Exercise tapped to avoid reportable injuries, keep employees fit for work
- December 29, 2023
- Posted by: Web workers
- Category: Workers Comp
One plus to the sports medicine model is that the service is often classified as first aid and is not a reportable event under the U.S. Occupational Safety and Health Administration’s rules on tracking injuries, said Tony Kaczkowski, Milwaukee-based chief strategy officer for national industrial sports medicine provider Briotix Health Ltd.
Mr. Kaczkowski, whose background includes working with college football teams and Olympic speed skaters, demonstrated stretching techniques for common industrial pain — neck, shoulder, and back, for example — to safety professionals attending the Volunteer Protection Program Participants Association’s Safety + Integrated Safety & Health Management Systems Symposium in New Orleans in August.
He went through stretches that workers can do to manage “discomfort,” the predecessor to pain and later on, an injury and an OSHA-reportable event.
Dr. Tommy Hysler, Houston-based chief medical officer for the Houston Area Safety Council, said employers thinking of the sports medicine prevention approach — which he said can also fall under the category of “work hardening,” or a process that provides body conditioning for work among other tasks — should be sure not to cross the “thin line” between the prevention techniques and a comp injury.
“As soon as somebody says ‘I am injured, I am in pain, I have a problem,’ that automatically kicks into physical therapy,” which becomes a comp claim, he said. “There’s a very fine line between physical therapy and a work conditioning program. Formal physical therapy is a ding on their record per OSHA. Work hardening is not.”

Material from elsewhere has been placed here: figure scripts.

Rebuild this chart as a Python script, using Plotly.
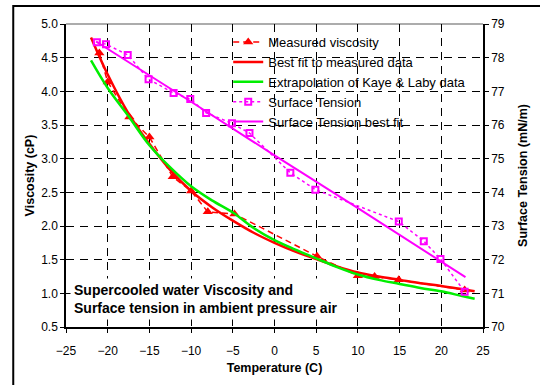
import plotly.graph_objects as go

# ---- data ----
temp_meas = [-21.0, -20.0, -17.4, -15.0, -12.2, -10.0, -8.0, -4.8, 5.1, 10.0, 12.0, 14.9, 22.8]
visc_meas = [4.57, 4.14, 3.62, 3.32, 2.73, 2.52, 2.21, 2.18, 1.55, 1.26, 1.25, 1.20, 1.05]

temp_fit = [-22, -20, -17.5, -15, -12.5, -10, -7.5, -5, -2.5, 0, 2.5, 5, 7.5, 10, 12.5, 15, 17.5, 20, 22.5, 24]
visc_fit = [4.80, 4.25, 3.67, 3.22, 2.83, 2.52, 2.28, 2.08, 1.90, 1.75, 1.62, 1.51, 1.40, 1.31, 1.25, 1.20, 1.15, 1.11, 1.06, 1.03]
visc_kl = [4.46, 4.05, 3.63, 3.20, 2.87, 2.59, 2.38, 2.20, 1.97, 1.79, 1.65, 1.52, 1.39, 1.28, 1.20, 1.14, 1.08, 1.03, 0.96, 0.92]

temp_st = [-21.3, -20.2, -17.6, -15.1, -12.1, -10.1, -8.2, -5.1, -3.0, 1.9, 4.9, 14.9, 17.9, 19.9, 22.8]
surf_tension = [78.46, 78.40, 78.08, 77.36, 76.95, 76.77, 76.36, 76.05, 75.76, 74.58, 74.08, 73.13, 72.55, 72.02, 71.05]

temp_stfit = [-21.4, -10, 0, 10, 22.9]
st_fit = [78.48, 76.69, 75.10, 73.53, 71.48]

x_ticks = [-25, -20, -15, -10, -5, 0, 5, 10, 15, 20, 25]
y_ticks = [0.5, 1.0, 1.5, 2.0, 2.5, 3.0, 3.5, 4.0, 4.5, 5.0]
y2_ticks = [70, 71, 72, 73, 74, 75, 76, 77, 78, 79]

FONT = "Arial, 'Liberation Sans', sans-serif"
RED = "#FF0000"
GREEN = "#00EE00"
PINK = "#FF00FF"

fig = go.Figure()
fig.add_trace(go.Scatter(x=temp_meas, y=visc_meas, mode="lines+markers", name="Measured viscosity",
                         line=dict(color=RED, width=1.5, dash="6px,4px"),
                         marker=dict(symbol="triangle-up", size=9, color=RED)))
fig.add_trace(go.Scatter(x=temp_fit, y=visc_fit, mode="lines", name="Best fit to measured data",
                         line=dict(color=RED, width=2.5, shape="spline")))
fig.add_trace(go.Scatter(x=temp_fit, y=visc_kl, mode="lines", name="Extrapolation of Kaye & Laby data",
                         line=dict(color=GREEN, width=2.5, shape="spline")))
fig.add_trace(go.Scatter(x=temp_st, y=surf_tension, mode="lines+markers", name="Surface Tension", yaxis="y2",
                         line=dict(color=PINK, width=1.5, dash="dot"),
                         marker=dict(symbol="square-open", size=6, color=PINK, line=dict(width=2, color=PINK))))
fig.add_trace(go.Scatter(x=temp_stfit, y=st_fit, mode="lines", name="Surface Tension best fit", yaxis="y2",
                         line=dict(color=PINK, width=2, shape="spline")))

GRID = dict(showgrid=True, gridcolor="black", gridwidth=1, griddash="8px,6px")

fig.update_layout(
    width=540, height=385,
    margin=dict(l=66, r=47, t=24, b=52),
    paper_bgcolor="white", plot_bgcolor="rgba(0,0,0,0)",
    font=dict(family=FONT, size=12, color="black"),
    showlegend=True,
    legend=dict(x=0.389, y=0.99, xanchor="left", yanchor="top", bgcolor="rgba(255,255,255,0)",
                font=dict(family=FONT, size=13, color="black"), borderwidth=0),
    xaxis=dict(range=[-25, 25], tickvals=x_ticks, ticks="outside", ticklen=4, tickcolor="black",
               showline=True, linecolor="black", linewidth=1.5, zeroline=False,
               ticklabelstandoff=8,
               title=dict(text="<b>Temperature (C)</b>", font=dict(size=12.5), standoff=6),
               **GRID),
    yaxis=dict(range=[0.5, 5.0], tickvals=y_ticks, tickformat=".1f", ticks="outside", ticklen=4,
               tickcolor="black", showline=True, linecolor="black", linewidth=1.5, zeroline=False,
               title=dict(text="<b>Viscosity (cP)</b>", font=dict(size=12.5), standoff=4),
               **GRID),
    yaxis2=dict(range=[70, 79], tickvals=y2_ticks, overlaying="y", side="right", anchor="x",
                ticks="outside", ticklen=4, tickcolor="black", showline=True, linecolor="black",
                linewidth=1.5, zeroline=False,
                title=dict(text="<b>Surface Tension (mN/m)</b>", font=dict(size=12.5), standoff=14),
                **GRID),
)

# gray top border of the plot area
fig.add_shape(type="line", xref="paper", yref="paper", x0=0, x1=1, y0=1, y1=1,
              line=dict(color="#909090", width=1.5), layer="below")
# white background behind the legend (covers gridlines only)
fig.add_shape(type="rect", xref="paper", yref="paper", x0=0.384, x1=0.965, y0=0.736, y1=0.981,
              fillcolor="white", line=dict(width=0), layer="between")
# outer chart frame
fig.add_shape(type="rect", xref="paper", yref="paper", x0=-0.1265, x1=1.3, y0=-0.4, y1=1.0592,
              line=dict(color="black", width=2), fillcolor="rgba(0,0,0,0)", layer="above")

fig.add_annotation(x=-24.55, y=0.915, xref="x", yref="y", xanchor="left", yanchor="middle",
                   text="<b>Supercooled water Viscosity and<br>Surface tension in ambient pressure air</b>",
                   align="left", showarrow=False, bgcolor="white", borderpad=3,
                   font=dict(family=FONT, size=14, color="black"))

fig.write_html("out.html")
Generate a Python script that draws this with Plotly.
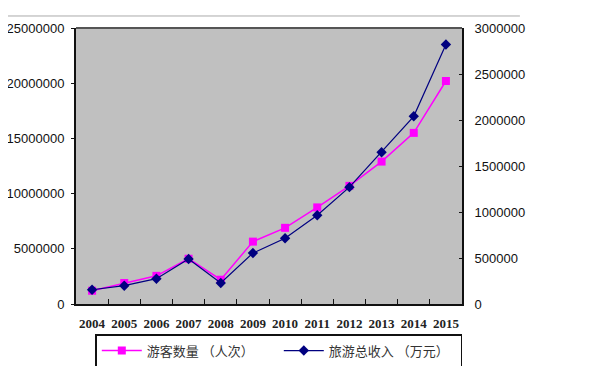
import plotly.graph_objects as go

years = ["2004", "2005", "2006", "2007", "2008", "2009", "2010", "2011", "2012", "2013", "2014", "2015"]
visitors = [1200000, 1900000, 2550000, 4100000, 2200000, 5650000, 6900000, 8750000, 10700000, 12900000, 15500000, 20200000]
revenue = [155000, 199000, 275000, 489000, 228000, 554000, 714000, 964000, 1270000, 1650000, 2040000, 2820000]

name_visitors = "游客数量 （人次）"
name_revenue = "旅游总收入 （万元）"

left_ticks = [0, 5000000, 10000000, 15000000, 20000000, 25000000]
right_ticks = [0, 500000, 1000000, 1500000, 2000000, 2500000, 3000000]

fig = go.Figure()
fig.add_trace(go.Scatter(
    x=years, y=visitors, name=name_visitors, mode="lines+markers",
    line=dict(color="#ff00ff", width=1.5),
    marker=dict(symbol="square", size=8, color="#ff00ff"),
    yaxis="y",
))
fig.add_trace(go.Scatter(
    x=years, y=revenue, name=name_revenue, mode="lines+markers",
    line=dict(color="#000080", width=1.2),
    marker=dict(symbol="diamond", size=8, color="#000080"),
    yaxis="y2",
))

fig.update_layout(
    width=592, height=358,
    margin=dict(l=68, r=138, t=20, b=62, autoexpand=False),
    paper_bgcolor="white",
    plot_bgcolor="#c0c0c0",
    showlegend=True,
    legend=dict(
        orientation="h", x=0.05, y=-0.109, xanchor="left", yanchor="top",
        bordercolor="#111111", borderwidth=1.5, bgcolor="white",
        font=dict(family="Noto Sans CJK SC", size=13, color="#333333"),
        entrywidth=127, itemwidth=40, tracegroupgap=0,
    ),
    xaxis=dict(
        type="category", range=[-0.5, len(years) - 0.5],
        tickson="boundaries", ticks="inside", ticklen=5,
        tickcolor="#111111", showline=True, linecolor="#111111", linewidth=2,
        mirror=False, showgrid=False, tickangle=0, automargin=False,
        ticklabelstandoff=6,
        tickfont=dict(family="Liberation Serif", size=13, color="#222222", weight="bold"),
    ),
    yaxis=dict(
        range=[0, 25000000], tickvals=left_ticks, ticktext=[str(v) for v in left_ticks],
        showgrid=False, zeroline=False, showline=True, linecolor="#111111", linewidth=2,
        ticks="outside", ticklen=3, tickcolor="#111111", automargin=False,
        ticklabelstandoff=4,
        tickfont=dict(family="Liberation Sans", size=13, color="#111111"),
    ),
    yaxis2=dict(
        range=[0, 3000000], tickvals=right_ticks, ticktext=[str(v) for v in right_ticks],
        overlaying="y", side="right", automargin=False,
        showgrid=False, zeroline=False, showline=True, linecolor="#111111", linewidth=2,
        ticks="inside", ticklen=3, tickcolor="#111111",
        ticklabelstandoff=8,
        tickfont=dict(family="Liberation Sans", size=13, color="#111111"),
    ),
    shapes=[
        dict(type="line", xref="paper", yref="paper", x0=0, x1=1, y0=1, y1=1,
             line=dict(color="#555555", width=2)),
        dict(type="line", xref="paper", yref="paper", x0=-0.179, x1=1.15, y0=1.0435, y1=1.0435,
             line=dict(color="#aaaaaa", width=1)),
    ],
)

fig.write_html("out.html")
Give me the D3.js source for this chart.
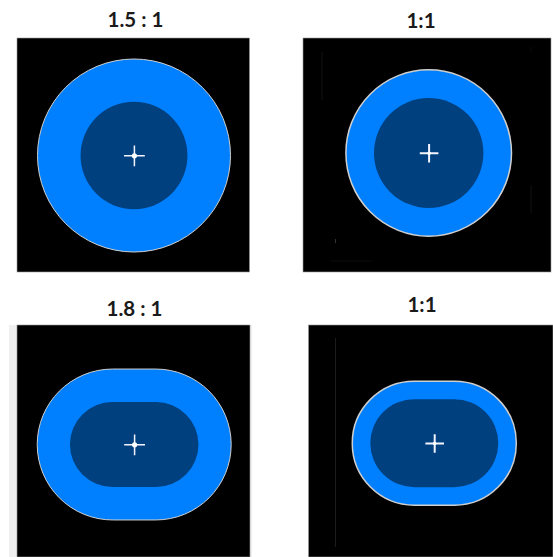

Dwight Gaal, Detroit-based chief executive officer for The Industrial Athlete Inc., said one approach to avoid an OSHA report is to speak with a supervisor to find a way to keep a worker in the job but eliminate the task that is aggravating pain.
“Following OSHA’s definition of first aid, we can provide heat, cold, over-the-counter anti-inflammatories in nonprescription doses, we can do manual exercises, we can temporarily modify the job without it being considered restrictive duty,” he said. “We can continue to treat for two weeks to see if the issue resolves. It usually doesn’t take us two weeks; it’s a matter of days.”